Another example: Previously, we saw that the man in a position of (4X, 3Y) would, if faced with the choice of giving up one unit of either X or Y, give up the unit of X, with a lower marginal utility. In other words, he would prefer a position of (3X, 3Y) to (4X, 2Y). Now suppose he is in a position of (3X, 3Y) and faced with the choice of adding one unit of X or one unit of Y. Since the marginal utility of the increased X is greater than that of Y, he will choose to add the unit of X and to arrive at a position of (4X, 3Y) rather than (3X, 4Y). The reader can work out the hypothetical choices for all the possible combinations of the actor's stock.

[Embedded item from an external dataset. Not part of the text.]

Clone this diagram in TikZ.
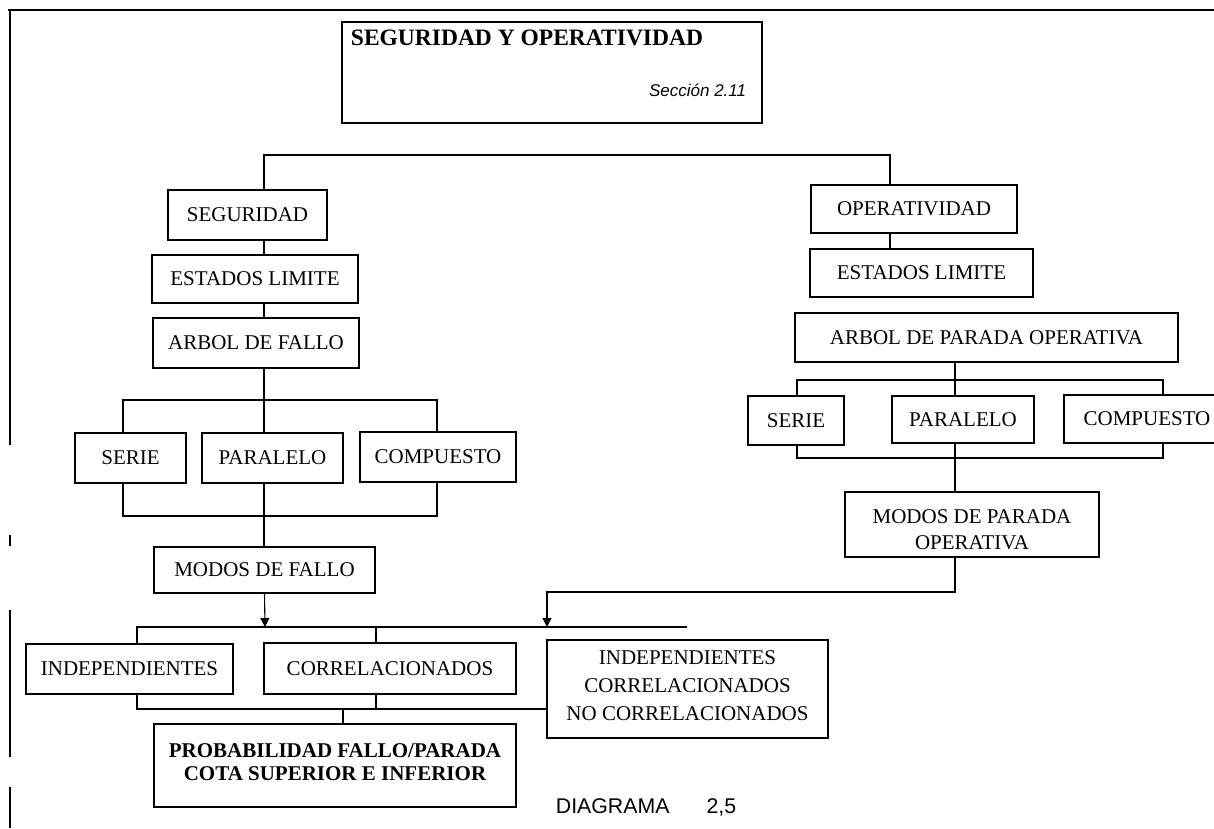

It is evident that in the act of choosing between giving up or adding units of either X or Y, the actor must have, in effect, placed both goods on a single, unitary value scale. Unless he could place X and Y on one value scale for comparison, he could not have determined that the marginal utility of the fourth unit of X was higher than that of the fourth unit of Y. The very fact of action in choosing between more than one good implies that the units of these goods must have been ranked for comparison on one value scale of the actor. The actor may not and cannot measure differences in utility, but he must be engaged in ranking all the goods considered on one value scale. Thus, we should actually consider the ends served by the two means as ranked on one value scale as follows:

Ends (Ranked)

1 — Y-1
2 — X-1
3 — X-2
4 — X-3
5 — Y-2
6 — Y-3
7 — X-4
8 — Y-4
9 — X-5
10 — Y-5
11 — X-6
12 — X-7
13 — Y-6
14 — Y-7

These principles permit of being extended from two to any number of goods. Regardless of the number of goods, any man will always have a certain combination of units of them in his stock. He may be faced with the choice of giving up one unit of any good that he might choose. By ranking the various goods and the ends served by the relevant units, the actor will give up the unit of that good of which the marginal utility to him is the lowest. Similarly, with any given combination of goods in his stock, and faced with the choice of adding one unit of any of the goods available, the actor will choose that good whose marginal utility of increase will be highest. In other words, all the goods are ranked on one value scale in accordance with the ends they serve.

If the actor has no units of some goods in his possession, this does not affect the principle. Thus, if he has no units of X or Y in his possession, and he must choose between adding a unit of X or one unit of Y, he will choose the marginal unit of greatest utility, in this case, Y. The principle is easily extended to the case of n goods.

It must be reiterated here that value scales do not exist in a void apart from the concrete choices of action. Thus, if the actor has a stock of (3X, 4Y, 2Z, etc.), his choices for adding and subtracting from stock take place in this region, and there is no need for him to formulate hypothetical value scales to determine what his choices would have been if his stock were (6X, 8Y, 5Z, etc.). No one can predict with certainty the course of his choices except that they will follow the law of marginal utility, which was deduced from the axiom of action.

The solution of the value paradox mentioned above is now fully clear. If a man prefers one ounce of platinum to five loaves of bread, he is choosing between units of the two goods based on the supply available. On the basis of the available supply of platinum and of bread, the marginal utility of a unit of platinum is greater than the marginal utility of a unit of bread.24

  • 21. Cf. Ludwig von Mises, The Theory of Money and Credit (New Haven: Yale University Press, 1953), p. 46.
  • 22. Also cf. T.N. Carver, The Distribution of Wealth (New York: Macmillan & Co., 1904), pp. 4–12. See below for a further discussion of the influences on man's valuation of specific units resulting from the size of the available stock.
  • 23. This would not be true only if the “good” were not a means, but a general condition of human welfare, in which case one less unit of supply would make no difference for human action. But in that case it would not be a good, subject to the economizing of human action.
  • 24. On the whole subject of marginal utility, see Eugen von Böhm-Bawerk, The Positive Theory of Capital (New York: G.E. Stechert, 1930), pp. 138–65, especially pp. 146–55.